Bahadur Shah II - What if

It is said, when destiny calls, you must answer. In the history of India, there was a man whom destiny literally screamed at, come and get me! Unfortunately, this man, Bahadur Shah II, the last Mughal emperor of India, did not listen to his destiny. And he died an unhappy man.


During the Revolt of 1857, Indian soldiers charged to Delhi, rallied around Bahadur Shah and proclaimed him the Shahenshah-i-Hindustan. Even the other Kings of India wanted Bahadur Shah to become the emperor of India and liberate them from the British. Every rebel leader raised the banner of revolt in his name.


Obviously, this made Bahadur Shah an eyesore for the British who launched a military attack against him. Bahadur Shah prepared his counter attacks under the able guidance of Subedar Bakht Khan who defeated the British in successive attacks. Bahadur Shah also asked help from the Sikhs, but unfortunately the Sikhs were so poisoned against him by Sir John Lawrence, the Chief Commissioner of Punjab, that they instead sided with the British.


At one stage in the ongoing onslaughts against the British, Bakht Khan asked Bahadur Shah to come along with him for a new kind of a strategic attack on the British. Unfortunately, Bahadur Shah, who listened to Elahi Baksh, a man bought by the British, refused. By refusing to go with Bakht Khan, the Emperor sealed his fate and also the fate of the country. Elahi Baksh further helped the British in capturing Bahadur Shah who tried him and sentenced him to life imprisonment. They humiliated him by making him live in poverty at Red Fort and making him a peep show for the European Visitors. They finally exiled him to Rangoon in October 1858 where he died in 1862.
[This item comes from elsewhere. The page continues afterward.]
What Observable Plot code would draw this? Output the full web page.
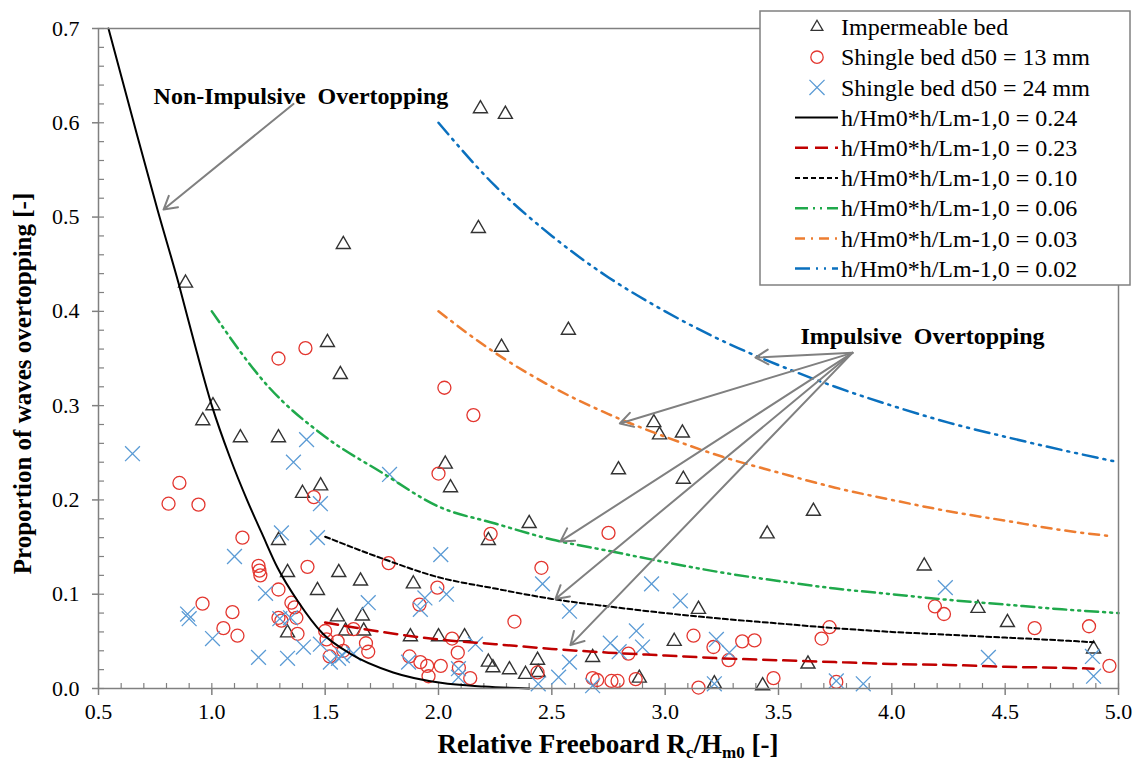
<!DOCTYPE html>
<html><head><meta charset="utf-8">
<script src="https://cdn.jsdelivr.net/npm/d3@7"></script>
<script src="https://cdn.jsdelivr.net/npm/@observablehq/plot@0.6"></script>
<style>body{margin:0;background:#fff}#chart{width:1138px;height:764px}#chart svg text{font-family:"Liberation Serif","Times New Roman",serif;font-variant:normal}</style>
</head><body><div id="chart"></div>
<script>
// ---- scatter data ----
const impX = [0.884,0.96,1.005,1.126,1.294,1.40,1.48,1.294,1.334,1.56,1.466,1.554,1.334,1.59,1.58,2.176,1.51,1.567,2.185,2.295,2.278,2.573,2.03,2.053,2.40,2.22,1.656,1.889,1.664,1.67,1.876,2.0,2.115,2.22,2.24,2.313,2.384,2.437,2.44,2.68,2.95,2.975,3.076,2.794,3.08,3.654,3.45,3.147,3.04,3.63,2.886,3.217,3.43,4.143,4.38,4.51,4.89];
const impY = [0.43,0.284,0.30,0.266,0.266,0.207,0.215,0.157,0.123,0.123,0.104,0.076,0.059,0.061,0.471,0.488,0.367,0.333,0.615,0.609,0.362,0.380,0.238,0.213,0.175,0.157,0.114,0.111,0.077,0.061,0.055,0.055,0.055,0.028,0.022,0.020,0.015,0.030,0.017,0.033,0.282,0.269,0.271,0.232,0.222,0.188,0.164,0.084,0.050,0.026,0.011,0.005,0.003,0.130,0.085,0.070,0.042];

const s13X = [0.857,0.809,0.941,1.135,1.422,1.206,1.21,1.214,1.294,1.351,1.365,1.373,1.294,1.307,1.378,0.959,1.091,1.051,1.113,1.50,1.506,1.52,1.58,1.555,1.294,1.413,2.026,2.154,2.0,1.78,2.454,1.995,1.916,2.335,1.625,1.68,1.69,1.45,2.06,2.085,1.872,1.92,1.95,1.956,2.01,2.09,2.14,2.437,2.68,2.70,2.23,2.75,3.125,2.838,3.213,3.28,3.34,3.394,3.725,3.69,2.763,2.79,2.87,3.147,3.478,3.755,4.19,4.23,4.63,4.87,4.96];
const s13Y = [0.218,0.196,0.195,0.160,0.129,0.130,0.125,0.120,0.105,0.091,0.086,0.075,0.075,0.072,0.058,0.090,0.081,0.064,0.056,0.061,0.052,0.034,0.040,0.050,0.350,0.361,0.319,0.290,0.228,0.133,0.128,0.107,0.089,0.071,0.063,0.048,0.039,0.203,0.053,0.038,0.034,0.028,0.024,0.013,0.024,0.022,0.011,0.017,0.011,0.009,0.164,0.165,0.056,0.037,0.044,0.030,0.050,0.051,0.065,0.053,0.008,0.008,0.010,0.001,0.011,0.007,0.087,0.079,0.064,0.066,0.024];

const s24X = [0.65,1.418,1.36,1.479,1.307,1.466,1.10,1.237,0.893,0.90,1.003,1.30,1.347,1.206,1.334,1.404,1.479,1.523,1.559,1.784,2.01,1.69,2.035,1.94,1.92,2.459,2.578,2.163,1.576,1.625,2.088,2.088,2.44,2.53,2.578,2.68,1.868,2.94,3.067,2.873,2.758,2.797,2.90,3.226,3.283,3.217,3.755,4.236,4.426,4.885,4.89,3.874];
const s24Y = [0.249,0.264,0.240,0.196,0.165,0.160,0.140,0.101,0.079,0.074,0.053,0.074,0.075,0.033,0.032,0.044,0.047,0.028,0.032,0.227,0.142,0.091,0.100,0.096,0.084,0.111,0.082,0.047,0.035,0.037,0.021,0.012,0.005,0.012,0.028,0.003,0.028,0.111,0.093,0.061,0.048,0.039,0.044,0.052,0.038,0.005,0.008,0.107,0.033,0.034,0.013,0.005];

// ---- fitted curves ----
const c024X = [0.544,0.65,0.76,0.853,0.93,1.0,1.08,1.157,1.22,1.29,1.378,1.49,1.61,1.8,2.01,2.2,2.4];
const c024Y = [0.70,0.605,0.508,0.43,0.36,0.30,0.245,0.199,0.165,0.128,0.093,0.058,0.037,0.017,0.006,0.002,0.0];
const c023X = [1.5,1.75,2.0,2.25,2.5,2.75,3.0,3.25,3.5,3.75,4.0,4.25,4.5,4.75,4.89];
const c023Y = [0.070,0.060,0.052,0.047,0.042,0.038,0.035,0.032,0.030,0.028,0.026,0.025,0.023,0.022,0.021];
const c010X = [1.5,1.75,2.0,2.25,2.5,2.75,3.0,3.25,3.5,3.75,4.0,4.25,4.5,4.75,4.89];
const c010Y = [0.161,0.138,0.118,0.106,0.095,0.087,0.080,0.074,0.069,0.064,0.060,0.057,0.054,0.051,0.049];
const c006X = [1.0,1.25,1.5,1.75,2.0,2.25,2.5,2.75,3.0,3.25,3.5,3.75,4.0,4.25,4.5,4.75,5.0];
const c006Y = [0.40,0.32,0.267,0.229,0.193,0.175,0.158,0.146,0.134,0.123,0.114,0.106,0.100,0.094,0.089,0.084,0.080];
const c003X = [2.0,2.25,2.5,2.75,3.0,3.25,3.5,3.75,4.0,4.25,4.5,4.75,4.95];
const c003Y = [0.40,0.356,0.32,0.291,0.267,0.246,0.229,0.213,0.200,0.188,0.178,0.168,0.162];
const c002X = [2.0,2.25,2.5,2.75,3.0,3.25,3.5,3.75,4.0,4.25,4.5,4.75,5.0];
const c002Y = [0.60,0.533,0.48,0.436,0.40,0.369,0.343,0.32,0.30,0.282,0.267,0.253,0.24];

// ---- annotations ----
const arrowX1 = [1.36,3.826,3.826,3.826,3.826,3.826];
const arrowY1 = [0.62,0.356,0.356,0.356,0.356,0.356];
const arrowX2 = [0.787,3.398,2.80,2.538,2.516,2.582];
const arrowY2 = [0.508,0.351,0.281,0.156,0.095,0.046];
const noteText = ["Non-Impulsive\u00a0\u00a0Overtopping","Impulsive\u00a0\u00a0Overtopping"];
const noteX = [0.743,3.597];
const noteY = [0.628,0.374];

// ---- ticks & labels ----
const xTicks = [0.5,1.0,1.5,2.0,2.5,3.0,3.5,4.0,4.5,5.0];
const yTicks = [0.0,0.1,0.2,0.3,0.4,0.5,0.6,0.7];
const yTitle = "Proportion of waves overtopping [-]";
const legendLabels = ["Impermeable bed","Shingle bed d50 = 13 mm","Shingle bed d50 = 24 mm",
  "h/Hm0*h/Lm-1,0 = 0.24","h/Hm0*h/Lm-1,0 = 0.23","h/Hm0*h/Lm-1,0 = 0.10",
  "h/Hm0*h/Lm-1,0 = 0.06","h/Hm0*h/Lm-1,0 = 0.03","h/Hm0*h/Lm-1,0 = 0.02"];

const serif = "Liberation Serif, Times New Roman, serif";
const gray = "#808080";
const cRed = "#e3362f", cBlue = "#5b9bd5", cTri = "#333333";
const lineStyles = [
  {X:c024X,Y:c024Y,stroke:"#000000",dash:null,w:2},
  {X:c023X,Y:c023Y,stroke:"#c00000",dash:"13,7",w:2.5},
  {X:c010X,Y:c010Y,stroke:"#000000",dash:"5,3",w:2},
  {X:c006X,Y:c006Y,stroke:"#1fa94b",dash:"13,5,2,5,2,5",w:2.5},
  {X:c003X,Y:c003Y,stroke:"#ed7d31",dash:"10,6,2,6",w:2.5},
  {X:c002X,Y:c002Y,stroke:"#0a70be",dash:"15,6,2,6,2,6",w:2.5}
];

const W = 1138, H = 764, mL = 98, mR = 20, mT = 28, mB = 76;
const pW = W - mL - mR, pH = H - mT - mB;
const pts = (X, Y) => X.map((x, i) => ({x, y: Y[i]}));
const xMinor = d3.range(5, 51).map(d => d / 10);
const yMinor = d3.range(0, 36).map(d => d / 50);
const arrows = arrowX1.map((x1, i) => ({x1, y1: arrowY1[i], x2: arrowX2[i], y2: arrowY2[i]}));
const notes = noteText.map((t, i) => ({t, x: noteX[i], y: noteY[i]}));

const marks = [
  Plot.tickX(xMinor, {x: d => d, insetTop: pH - 5, stroke: gray, strokeWidth: 1.2}),
  Plot.tickY(yMinor, {y: d => d, insetRight: pW - 6, stroke: gray, strokeWidth: 1.2}),
  Plot.axisX({ticks: xTicks, tickSize: 7, tickPadding: 8, tickFormat: d => d.toFixed(1), stroke: gray, strokeWidth: 1.5, fill: "black", label: null, fontSize: 22, fontFamily: serif}),
  Plot.axisY({ticks: yTicks, tickSize: 6, tickPadding: 13, tickFormat: d => d.toFixed(1), stroke: gray, strokeWidth: 1.5, fill: "black", label: null, fontSize: 22, fontFamily: serif}),
  Plot.dot(pts(impX, impY), {x: "x", y: "y", symbol: "triangle", r: 5.2, stroke: cTri, strokeWidth: 1.4, fill: "none"}),
  Plot.dot(pts(s13X, s13Y), {x: "x", y: "y", symbol: "circle", r: 6.5, stroke: cRed, strokeWidth: 1.3, fill: "none"}),
  Plot.dot(pts(s24X, s24Y), {x: "x", y: "y", symbol: "times", r: 6.8, stroke: cBlue, strokeWidth: 1.3, fill: "none"}),
  ...lineStyles.map(s => Plot.line(pts(s.X, s.Y), {x: "x", y: "y", curve: "monotone-x", stroke: s.stroke, strokeWidth: s.w, strokeDasharray: s.dash})),
  Plot.arrow(arrows, {x1: "x1", y1: "y1", x2: "x2", y2: "y2", stroke: gray, strokeWidth: 2, headLength: 11}),
  Plot.text(notes, {x: "x", y: "y", text: "t", textAnchor: "start", fontWeight: "bold", fontSize: 24, fill: "black", fontFamily: serif}),
  Plot.text([yTitle], {frameAnchor: "left", textAnchor: "middle", dx: -76, dy: 25, rotate: -90, fontWeight: "bold", fontSize: 25, fill: "black", fontFamily: serif}),
  Plot.frame({stroke: gray, strokeWidth: 1.5})
];

const chart = Plot.plot({
  width: W, height: H, marginLeft: mL, marginRight: mR, marginTop: mT, marginBottom: mB,
  x: {domain: [0.5, 5.0]}, y: {domain: [0, 0.7]},
  style: {fontFamily: serif, fontSize: "22px", color: "black", background: "white", overflow: "visible"},
  marks
});
document.getElementById("chart").appendChild(chart);

const svg = d3.select(chart);
svg.selectAll("text").attr("font-family", serif);
// x-axis title with subscripts
const xt = svg.append("text").attr("x", 608).attr("y", 753).attr("text-anchor", "middle")
  .attr("font-family", serif).attr("font-weight", "bold").attr("font-size", 27).attr("fill", "black");
xt.append("tspan").text("Relative Freeboard R");
xt.append("tspan").attr("font-size", 17).attr("dy", 5).text("c");
xt.append("tspan").attr("font-size", 27).attr("dy", -5).text("/H");
xt.append("tspan").attr("font-size", 17).attr("dy", 5).text("m0");
xt.append("tspan").attr("font-size", 27).attr("dy", -5).text(" [-]");

// legend
const lg = svg.append("g").attr("font-family", serif).attr("text-anchor", "start");
lg.append("rect").attr("x", 760).attr("y", 11).attr("width", 370).attr("height", 274)
  .attr("fill", "white").attr("stroke", gray).attr("stroke-width", 1.5);
const symDefs = [
  {type: d3.symbolTriangle, size: 60, stroke: cTri},
  {type: d3.symbolCircle, size: 120, stroke: cRed},
  {type: d3.symbolTimes, size: 150, stroke: cBlue}
];
legendLabels.forEach((lab, i) => {
  const cy = 27 + i * 30.2;
  if (i < 3) {
    const s = symDefs[i];
    lg.append("path").attr("d", d3.symbol(s.type, s.size)()).attr("transform", `translate(817,${cy})`)
      .attr("fill", "none").attr("stroke", s.stroke).attr("stroke-width", 1.3);
  } else {
    const s = lineStyles[i - 3];
    lg.append("line").attr("x1", 795).attr("x2", 838).attr("y1", cy).attr("y2", cy)
      .attr("stroke", s.stroke).attr("stroke-width", s.w).attr("stroke-dasharray", s.dash);
  }
  lg.append("text").attr("x", 841).attr("y", cy).attr("dy", "0.34em").attr("text-anchor", "start")
    .attr("font-size", 24).attr("fill", "black").text(lab);
});
</script>
</body></html>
Bahadur Shah being taken as a prisoner by the British
(Picture courtesy : Wikipedia)

As a father, he lived to experience the death of his sons and grandsons, in animal like fashion by the British. Also, Captain Hudson who caught hold of the three royal princes after capture of Bahadur Shah, stripped them and shot them dead. He also beheaded and presented their severed heads to the emperor with the remark, "Here is the company's Nazar (tribute) to you which had not been presented for years."








Bahadur Shah, during his life imprisonment. 
(Picture courtesy : Wikipedia)


In exile at Rangoon, Bahadur Shah longed to be back home and wrote poetry which has kept his memories alive even today. Zafar was his adopted poetic sobriquet.
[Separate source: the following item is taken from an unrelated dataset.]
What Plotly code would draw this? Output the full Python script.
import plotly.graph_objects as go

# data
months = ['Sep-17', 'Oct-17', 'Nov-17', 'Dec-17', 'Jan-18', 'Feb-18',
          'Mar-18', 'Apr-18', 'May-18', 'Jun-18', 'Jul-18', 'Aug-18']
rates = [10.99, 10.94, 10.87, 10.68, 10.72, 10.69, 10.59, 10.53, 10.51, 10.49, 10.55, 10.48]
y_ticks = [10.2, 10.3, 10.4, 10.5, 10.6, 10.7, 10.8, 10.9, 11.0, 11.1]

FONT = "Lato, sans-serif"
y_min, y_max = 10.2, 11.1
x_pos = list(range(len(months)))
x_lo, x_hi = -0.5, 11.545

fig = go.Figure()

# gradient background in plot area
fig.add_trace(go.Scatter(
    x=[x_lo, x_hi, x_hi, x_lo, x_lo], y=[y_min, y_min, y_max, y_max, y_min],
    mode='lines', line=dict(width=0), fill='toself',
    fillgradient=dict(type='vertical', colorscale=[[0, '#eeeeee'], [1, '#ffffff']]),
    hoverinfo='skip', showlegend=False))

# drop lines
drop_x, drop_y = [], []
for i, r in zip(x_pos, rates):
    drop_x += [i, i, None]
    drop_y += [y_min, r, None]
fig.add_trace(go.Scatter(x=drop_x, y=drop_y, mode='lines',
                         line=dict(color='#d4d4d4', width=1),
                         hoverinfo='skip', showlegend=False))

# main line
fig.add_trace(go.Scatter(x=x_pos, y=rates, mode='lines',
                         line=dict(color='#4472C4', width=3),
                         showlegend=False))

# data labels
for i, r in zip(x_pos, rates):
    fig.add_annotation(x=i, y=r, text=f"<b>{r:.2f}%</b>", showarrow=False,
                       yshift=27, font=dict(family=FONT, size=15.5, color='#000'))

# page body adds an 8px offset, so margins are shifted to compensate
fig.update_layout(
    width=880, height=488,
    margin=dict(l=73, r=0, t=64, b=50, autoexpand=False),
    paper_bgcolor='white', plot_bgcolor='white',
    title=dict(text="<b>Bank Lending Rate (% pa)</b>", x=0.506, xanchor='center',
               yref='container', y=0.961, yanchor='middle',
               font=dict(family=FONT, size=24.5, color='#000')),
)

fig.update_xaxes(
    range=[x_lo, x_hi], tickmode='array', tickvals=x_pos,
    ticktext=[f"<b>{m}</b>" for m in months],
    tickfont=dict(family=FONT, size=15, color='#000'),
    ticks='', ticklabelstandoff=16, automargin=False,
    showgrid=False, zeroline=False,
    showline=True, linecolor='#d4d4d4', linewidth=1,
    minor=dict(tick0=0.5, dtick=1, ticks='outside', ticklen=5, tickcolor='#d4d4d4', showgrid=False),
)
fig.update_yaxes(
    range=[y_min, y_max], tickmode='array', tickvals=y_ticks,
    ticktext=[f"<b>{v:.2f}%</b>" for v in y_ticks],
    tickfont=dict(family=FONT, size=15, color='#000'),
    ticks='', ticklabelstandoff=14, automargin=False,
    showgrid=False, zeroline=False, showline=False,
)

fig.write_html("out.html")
It would not be wrong to state that he died, eventually of a heart break.


This is his poem written on his epitaph- it beautifully expresses the pain of the man.


My heart is not happy in this despoiled land.
Who has ever felt fulfilled in this transient world.
Tell these emotions to go dwell elsewhere.
Where is there space for them in this besmirched heart?
The nightingale laments neither to the gardener nor to the hunter.
Imprisonment was written in fate in the season of spring.
I had requested for a long life, a life of four days.
Two passed by in pining, and two in waiting.
How unlucky is Zafar! For burial
Even two yards of land were not to be had, in the land (of the) beloved.